Mumbai: The magistrate’s court recently refused to allow the wife of an accused in a bank fraud case from accessing a seized locker to change notes of Rs 500 and Rs 1,000 denominations, which would become redundant after December 30 under the Centre’s demonetisation drive. While rejecting the application seeking directions to the Economic Offences Wing (EOW) — which has seized and sealed the locker — to exchange the old notes, the magistrate held that in the current situation wherein the country is faced with a cash crunch, stacking new notes worth Rs 1 crore would not be in the interests of the nation and the EOW should be concerned about the currency notes becoming redundant.
Additional chief metropolitan magistrate S.V. Sahare was hearing the miscellaneous application of Neela Bhoomreddi, the wife of Mahabaleshwar Bhoomreddi, who is at present being investigated along with 11 others for his role in a Rs 57 crore fraud.

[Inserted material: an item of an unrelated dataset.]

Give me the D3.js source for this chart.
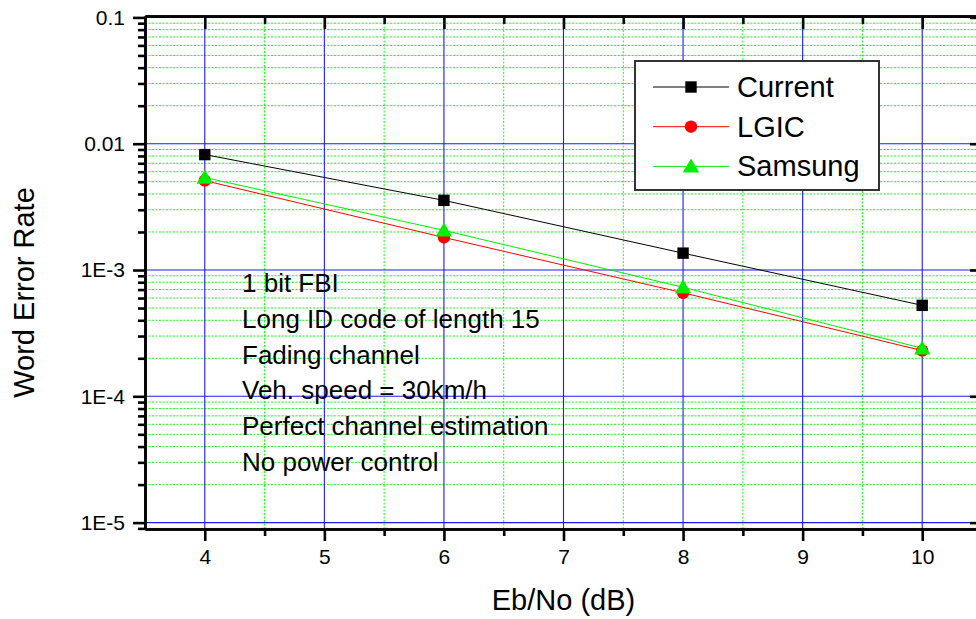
<!DOCTYPE html>
<html>
<head>
<meta charset="utf-8">
<script src="https://cdn.jsdelivr.net/npm/d3@7"></script>
<style>
  body { margin: 0; background: #fff; }
  svg { display: block; font-family: 'Liberation Sans', Arial, sans-serif; }
</style>
</head>
<body>
<svg id="chart" width="976" height="619"></svg>
<script>
// data
const ebno = [4, 6, 8, 10]
const current = [8.2e-3, 3.56e-3, 1.36e-3, 5.25e-4]
const lgic = [5.1e-3, 1.81e-3, 6.6e-4, 2.3e-4]
const samsung = [5.4e-3, 2.06e-3, 7.3e-4, 2.4e-4]
const seriesNames = ['Current', 'LGIC', 'Samsung']
const xTicks = [4, 5, 6, 7, 8, 9, 10]
const xMinorTicks = [4.5, 5.5, 6.5, 7.5, 8.5, 9.5]
const yTicks = [1e-1, 1e-2, 1e-3, 1e-4, 1e-5]
const yTickLabels = ['0.1', '0.01', '1E-3', '1E-4', '1E-5']
const notes = ['1 bit FBI', 'Long ID code of length 15', 'Fading channel',
  'Veh. speed = 30km/h', 'Perfect channel estimation', 'No power control']

const svg = d3.select('#chart')
const plotLeft = 145
const plotRight = 982
const plotTop = 16
const plotBottom = 529

const x = d3.scaleLinear().domain([3.5, 10.5]).range([plotLeft, plotRight])
const y = d3.scaleLog().domain([8.9e-6, 0.1026]).range([plotBottom, plotTop])

// minor log ticks 2..9 per decade
let yMinor = []
for (let e = -6; e <= -1; e++) {
  for (let k = 2; k <= 9; k++) {
    let v = k * Math.pow(10, e)
    if (v > y.domain()[0] && v < y.domain()[1]) yMinor.push(v)
  }
}

svg.append('defs').append('clipPath').attr('id', 'clip')
  .append('rect')
  .attr('x', plotLeft).attr('y', plotTop)
  .attr('width', plotRight - plotLeft).attr('height', plotBottom - plotTop)

const grid = svg.append('g').attr('clip-path', 'url(#clip)')
grid.selectAll('.hminor').data(yMinor).enter().append('line')
  .attr('x1', plotLeft).attr('x2', plotRight)
  .attr('y1', d => y(d)).attr('y2', d => y(d))
  .attr('stroke', '#11ff11').attr('stroke-width', 1)
  .attr('stroke-dasharray', '2,1.5')
grid.selectAll('.vminor').data(xMinorTicks).enter().append('line')
  .attr('x1', d => x(d)).attr('x2', d => x(d))
  .attr('y1', plotTop).attr('y2', plotBottom)
  .attr('stroke', '#11ff11').attr('stroke-width', 1)
  .attr('stroke-dasharray', '2,1.5')
grid.selectAll('.hmajor').data(yTicks).enter().append('line')
  .attr('x1', plotLeft).attr('x2', plotRight)
  .attr('y1', d => y(d)).attr('y2', d => y(d))
  .attr('stroke', '#1a1aff').attr('stroke-width', 1.1)
grid.selectAll('.vmajor').data(xTicks).enter().append('line')
  .attr('x1', d => x(d)).attr('x2', d => x(d))
  .attr('y1', plotTop).attr('y2', plotBottom)
  .attr('stroke', '#1a1aff').attr('stroke-width', 1.1)

// series
const series = [
  { name: seriesNames[0], values: current, color: '#000000', shape: 'square' },
  { name: seriesNames[1], values: lgic, color: '#ff0000', shape: 'circle' },
  { name: seriesNames[2], values: samsung, color: '#00ee00', shape: 'triangle' }
]
const symbolOf = {
  square: d3.symbol().type(d3.symbolSquare).size(130),
  circle: d3.symbol().type(d3.symbolCircle).size(120),
  triangle: d3.symbol().type(d3.symbolTriangle).size(115)
}
const line = d3.line().x(d => x(d[0])).y(d => y(d[1]))

series.forEach(s => {
  let pts = ebno.map((v, i) => [v, s.values[i]])
  svg.append('path')
    .datum(pts)
    .attr('d', line)
    .attr('fill', 'none')
    .attr('stroke', s.color)
    .attr('stroke-width', 1)
  svg.selectAll('.m-' + s.shape).data(pts).enter().append('path')
    .attr('class', 'm-' + s.shape)
    .attr('d', symbolOf[s.shape])
    .attr('transform', d => 'translate(' + x(d[0]) + ',' + (y(d[1]) + (s.shape === 'triangle' ? 1.5 : 0)) + ')')
    .attr('fill', s.color)
})

// axes
const styleAxis = g => {
  g.select('.domain').attr('stroke', '#000').attr('stroke-width', 2.6)
  g.selectAll('.tick line').attr('stroke', '#000').attr('stroke-width', 2.6)
  g.selectAll('.tick text').attr('fill', '#000').style('font-size', '21px')
}
svg.append('g').attr('transform', 'translate(0,' + plotBottom + ')')
  .call(d3.axisBottom(x).tickValues(xTicks).tickSize(12).tickSizeOuter(0).tickPadding(8).tickFormat(d3.format('d')))
  .call(styleAxis)
svg.append('g').attr('transform', 'translate(0,' + plotBottom + ')')
  .call(d3.axisBottom(x).tickValues(xMinorTicks).tickSize(7).tickSizeOuter(0).tickFormat(''))
  .call(styleAxis)
svg.append('g').attr('transform', 'translate(0,' + plotTop + ')')
  .call(d3.axisTop(x).tickValues(xTicks).tickSize(-13).tickSizeOuter(0).tickFormat(''))
  .call(styleAxis)
svg.append('g').attr('transform', 'translate(0,' + plotTop + ')')
  .call(d3.axisTop(x).tickValues(xMinorTicks).tickSize(-8).tickSizeOuter(0).tickFormat(''))
  .call(styleAxis)
svg.append('g').attr('transform', 'translate(' + plotLeft + ',0)')
  .call(d3.axisLeft(y).tickValues(yTicks).tickSize(12).tickSizeOuter(0).tickPadding(8)
    .tickFormat((d, i) => yTickLabels[i]))
  .call(styleAxis)
svg.append('g').attr('transform', 'translate(' + plotLeft + ',0)')
  .call(d3.axisLeft(y).tickValues(yMinor).tickSize(7).tickSizeOuter(0).tickFormat(''))
  .call(styleAxis)
svg.append('g').attr('transform', 'translate(' + plotRight + ',0)')
  .call(d3.axisRight(y).tickValues(yTicks).tickSize(-12).tickSizeOuter(0).tickFormat(''))
  .call(styleAxis)

// axis titles
svg.append('text')
  .attr('x', x(7))
  .attr('y', 600)
  .attr('text-anchor', 'middle')
  .attr('dominant-baseline', 'central')
  .style('font-size', '29px')
  .text('Eb/No (dB)')
svg.append('text')
  .attr('transform', 'translate(24,' + ((plotTop + plotBottom) / 2 + 20) + ') rotate(-90)')
  .attr('text-anchor', 'middle')
  .attr('dominant-baseline', 'central')
  .style('font-size', '29px')
  .text('Word Error Rate')

// annotation block
svg.append('g').selectAll('text').data(notes).enter().append('text')
  .attr('x', 242)
  .attr('y', (d, i) => 283 + i * 35.8)
  .attr('dominant-baseline', 'central')
  .style('font-size', '26px')
  .text(d => d)

// legend
const legend = svg.append('g').attr('transform', 'translate(635,61)')
legend.append('rect')
  .attr('width', 244).attr('height', 129)
  .attr('fill', '#fff').attr('stroke', '#333').attr('stroke-width', 2)
series.forEach((s, i) => {
  let ly = 26 + i * 39.7
  legend.append('line')
    .attr('x1', 18).attr('x2', 94).attr('y1', ly).attr('y2', ly)
    .attr('stroke', s.color).attr('stroke-width', 1)
  legend.append('path')
    .attr('d', symbolOf[s.shape])
    .attr('transform', 'translate(56,' + (ly + (s.shape === 'triangle' ? 1.5 : 0)) + ')')
    .attr('fill', s.color)
  legend.append('text')
    .attr('x', 102).attr('y', ly)
    .attr('dominant-baseline', 'central')
    .style('font-size', '29px')
    .text(s.name)
})
</script>
</body>
</html>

Neela had requested the court to direct the investigating officer (IO) to exchange the soon-to-be-defunct currency notes worth Rs 1.01 crore lying in her locker, which has been seized and sealed by the EOW soon after her husband was arrested in the fraud case.
Neela’s husband Mahabaleshwar was the vice-chairman of Veershaiva Credit Cooperative Bank at Andheri (east), which had become bankrupt due to loans being sanctioned by the bank authorities without proper banking norms being followed.
The EOW arrested Mahabaleshwar and three other functionaries of the bank — namely former vice-president Malikarjun Siddhnal, former chairman Manohar Kori and former manager Basgowda Kadavli — on charges of cheating, breach of trust, criminal conspiracy and forgery. The EOW also froze the bank accounts and seized and sealed lockers belonging to the four and their spouses. Neela’s locker, numbered 598, in Janata Sahakari Bank Ltd, Panchpakahadi, Thane, was one of them.
After the seizure, when Neela’s locker was opened, an amount of Rs 1,0186,000 in denominations of Rs 500 and Rs 1,000 notes was found. Neela’s application prayed that she was neither seeking de-freezing of the locker nor seeking permission to get the currency notes exchanged herself, but was seeking directions to the EOW to get the notes changed lest they lose their value.
But magistrate Sahare noted, “If the amount is kept idle, it would definitely lose its value. But if the applicant is permitted to get the directions to the IO to exchange the currency due to demonetisation and keep it back in the locker, it would amount to money being stacked in the locker. In today’s scenario, where there is a cash crunch in the entire nation, stacking a huge amount of Rs 1.01 crore in the locker will be not in the interest of justice for the public at large.”